When old man told the IRAS to raid Tang's law firm, no one dared to say no. The same when GCT asked for this wife to be arrested.
Thats how you cripple dissent.
Thanks for the history. So if I understand you correctly they basically had to incur unnecessary expenses like renting an office, hiring staff, admin etc. in order to give some semblance of a commercial setup as part of the requirements of getting a publishing license? That would explain why they are bleeding so much money every month.
Having said that, I don't think TMG's demise is solely due to a lack of ad traffic arising from their anti-government stance. It might have contributed to some extent, but my personal senses is that TMG never had a chance even on normal commercial terms - it is precisely too "middleground". It appeals neither to the the pro-establishment SPH readers nor the hardcore opposition supporters. That leaves them with only the politically apathetic crowd. Problem is they are, well, apathetic. They are not going to bother with either subscribing the news or visiting the pages frequently to read a bunch of bland mildly critical, mildly laudatory commentaries.
Thanks for the history. So if I understand you correctly they basically had to incur unnecessary expenses like renting an office, hiring staff, admin etc. in order to give some semblance of a commercial setup as part of the requirements of getting a publishing license? That would explain why they are bleeding so much money every month.
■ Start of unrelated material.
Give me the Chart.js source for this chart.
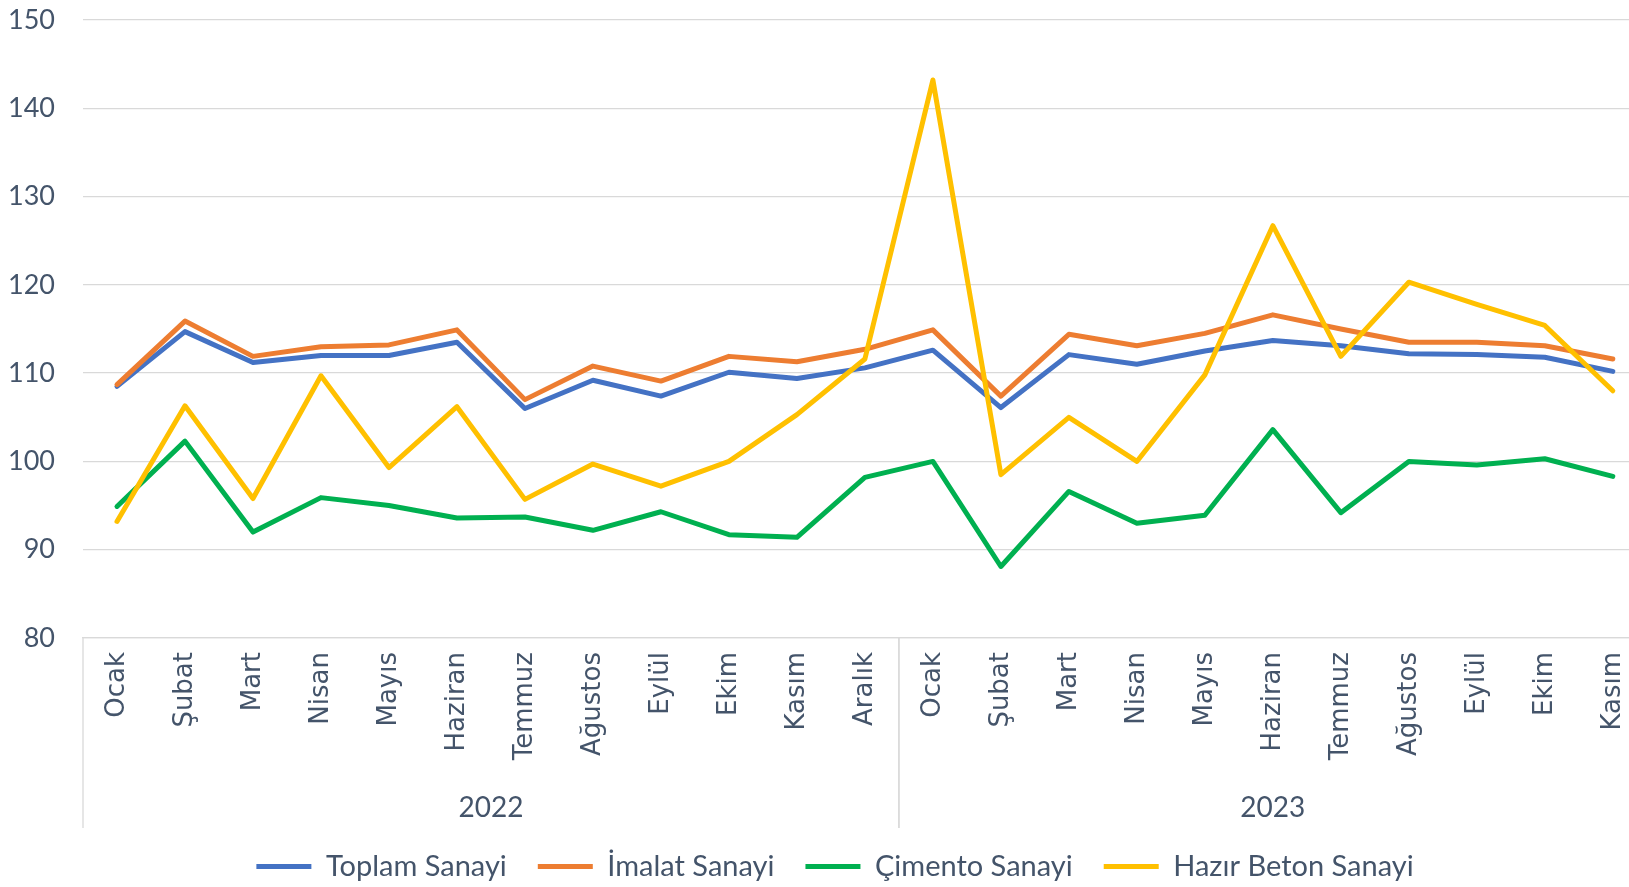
<!DOCTYPE html>
<html lang="tr">
<head>
<meta charset="utf-8">
<title>Sanayi Üretim Endeksi</title>
<script src="https://cdn.jsdelivr.net/npm/chart.js@4.4.1/dist/chart.umd.min.js"></script>
<style>
  html, body { margin: 0; padding: 0; background: #fff; }
  /* grafik sağdan kesik: tuval daha geniş, görünen alan 1629px */
  #clip { position: relative; width: 1629px; height: 887px; overflow: hidden; }
  #chart { display: block; }
</style>
</head>
<body>
<div id="clip"><canvas id="chart" width="1658" height="887"></canvas></div>
<script>
/* ── Veri ─────────────────────────────────────────────────── */

const months = [
  'Ocak', 'Şubat', 'Mart', 'Nisan', 'Mayıs', 'Haziran', 'Temmuz', 'Ağustos', 'Eylül', 'Ekim', 'Kasım', 'Aralık',
  'Ocak', 'Şubat', 'Mart', 'Nisan', 'Mayıs', 'Haziran', 'Temmuz', 'Ağustos', 'Eylül', 'Ekim', 'Kasım',
];
const years = ['2022', '2023'];
const monthsPerYear = [12, 11];

const toplamSanayi = [108.5, 114.7, 111.2, 112.0, 112.0, 113.5, 106.0, 109.2, 107.4, 110.1, 109.4, 110.6,
  112.6, 106.1, 112.1, 111.0, 112.5, 113.7, 113.1, 112.2, 112.1, 111.8, 110.2];
const imalatSanayi = [108.7, 115.9, 111.9, 113.0, 113.2, 114.9, 107.0, 110.8, 109.1, 111.9, 111.3, 112.7,
  114.9, 107.4, 114.4, 113.1, 114.5, 116.6, 115.0, 113.5, 113.5, 113.1, 111.6];
const cimentoSanayi = [94.9, 102.3, 92.0, 95.9, 95.0, 93.6, 93.7, 92.2, 94.3, 91.7, 91.4, 98.2,
  100.0, 88.1, 96.6, 93.0, 93.9, 103.6, 94.2, 100.0, 99.6, 100.3, 98.3];
const hazirBetonSanayi = [93.2, 106.3, 95.8, 109.7, 99.3, 106.2, 95.7, 99.7, 97.2, 100.0, 105.3, 111.6,
  143.2, 98.5, 105.0, 100.0, 109.8, 126.7, 111.9, 120.3, 117.8, 115.4, 108.0];

const yMin = 80;
const yMax = 150;
const yStep = 10;

/* ── Stil ─────────────────────────────────────────────────── */

const TEXT_COLOR = '#44546A';
const GRID_COLOR = '#D9D9D9';
const NUM_FONT = 'Lato, "Open Sans", sans-serif';
const LABEL_FONT = '"DejaVu Sans", sans-serif';

const LEGEND_FONT = 29;
const LEGEND_PAD = 31;
// x ekseni alanı: çizim alanı altı 638px olacak şekilde
const X_AXIS_HEIGHT = 887 - (LEGEND_FONT + LEGEND_PAD + 10) - 638;

function lineDataset(label, data, color, order) {
  return {
    label,
    data,
    borderColor: color,
    backgroundColor: color,
    borderWidth: 5,
    borderJoinStyle: 'round',
    borderCapStyle: 'round',
    pointRadius: 0,
    pointHoverRadius: 0,
    tension: 0,
    fill: false,
    order,
  };
}

/* ── Yıl grupları + ayraç çizgileri ───────────────────────── */

const yearGroups = {
  id: 'yearGroups',
  afterDraw(chart) {
    const x = chart.scales.x;
    const ctx = chart.ctx;
    const half = (x.getPixelForValue(1) - x.getPixelForValue(0)) / 2;
    const top = x.top;
    const bottom = x.top + 190;

    ctx.save();
    ctx.strokeStyle = GRID_COLOR;
    ctx.lineWidth = 1.3;
    ctx.fillStyle = TEXT_COLOR;
    ctx.font = '28px ' + NUM_FONT;
    ctx.textAlign = 'center';
    ctx.textBaseline = 'middle';

    let start = 0;
    years.forEach((year, i) => {
      const end = start + monthsPerYear[i] - 1;
      const left = x.getPixelForValue(start) - half;
      const right = x.getPixelForValue(end) + half;
      [left, right].forEach((px) => {
        ctx.beginPath();
        ctx.moveTo(px, top);
        ctx.lineTo(px, bottom);
        ctx.stroke();
      });
      ctx.fillText(year, (left + right) / 2, top + 170);
      start = end + 1;
    });
    ctx.restore();
  },
};

/* lejantı görünen alanın ortasına kaydır */
const legendShift = {
  id: 'legendShift',
  afterLayout(chart) {
    const lg = chart.legend;
    if (!lg) return;
    lg.left += 6;
    lg.right += 6;
    lg.top += 4;
    lg.bottom += 4;
  },
};

/* ── Grafik ───────────────────────────────────────────────── */

new Chart(document.getElementById('chart'), {
  type: 'line',
  data: {
    labels: months,
    datasets: [
      lineDataset('Toplam Sanayi', toplamSanayi, '#4472C4', 4),
      lineDataset('İmalat Sanayi', imalatSanayi, '#ED7D31', 3),
      lineDataset('Çimento Sanayi', cimentoSanayi, '#00B050', 2),
      lineDataset('Hazır Beton Sanayi', hazirBetonSanayi, '#FFC000', 1),
    ],
  },
  options: {
    responsive: false,
    animation: false,
    layout: { padding: { top: 20, left: 0, right: 0, bottom: 0 } },
    plugins: {
      legend: {
        position: 'bottom',
        labels: {
          usePointStyle: true,
          pointStyle: 'line',
          pointStyleWidth: 55,
          boxHeight: LEGEND_FONT,
          padding: LEGEND_PAD,
          color: TEXT_COLOR,
          font: { family: NUM_FONT, size: LEGEND_FONT },
          sort: (a, b) => a.datasetIndex - b.datasetIndex,
        },
      },
      tooltip: { enabled: false },
    },
    scales: {
      x: {
        offset: true,
        grid: { display: false, drawTicks: false },
        border: { display: true, color: GRID_COLOR, width: 1.3 },
        ticks: {
          autoSkip: false,
          minRotation: 90,
          maxRotation: 90,
          padding: 14,
          color: TEXT_COLOR,
          font: { family: LABEL_FONT, size: 26 },
        },
        afterFit(scale) { scale.height = X_AXIS_HEIGHT; },
      },
      y: {
        min: yMin,
        max: yMax,
        grid: {
          color: GRID_COLOR,
          lineWidth: 1.3,
          drawTicks: true,
          tickLength: 28,
          tickColor: 'rgba(0,0,0,0)',
        },
        border: { display: false },
        ticks: {
          stepSize: yStep,
          padding: 0,
          color: TEXT_COLOR,
          font: { family: NUM_FONT, size: 27 },
        },
        afterFit(scale) { scale.width = 83; },
      },
    },
  },
  plugins: [yearGroups, legendShift],
});
</script>
</body>
</html>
Having said that, I don't think TMG's demise is solely due to a lack of ad traffic arising from their anti-government stance. It might have contributed to some extent, but my personal senses is that TMG never had a chance even on normal commercial terms - it is precisely too "middleground". It appeals neither to the the pro-establishment SPH readers nor the hardcore opposition supporters. That leaves them with only the politically apathetic crowd. Problem is they are, well, apathetic. They are not going to bother with either subscribing the news or visiting the pages frequently to read a bunch of bland mildly critical, mildly laudatory commentaries.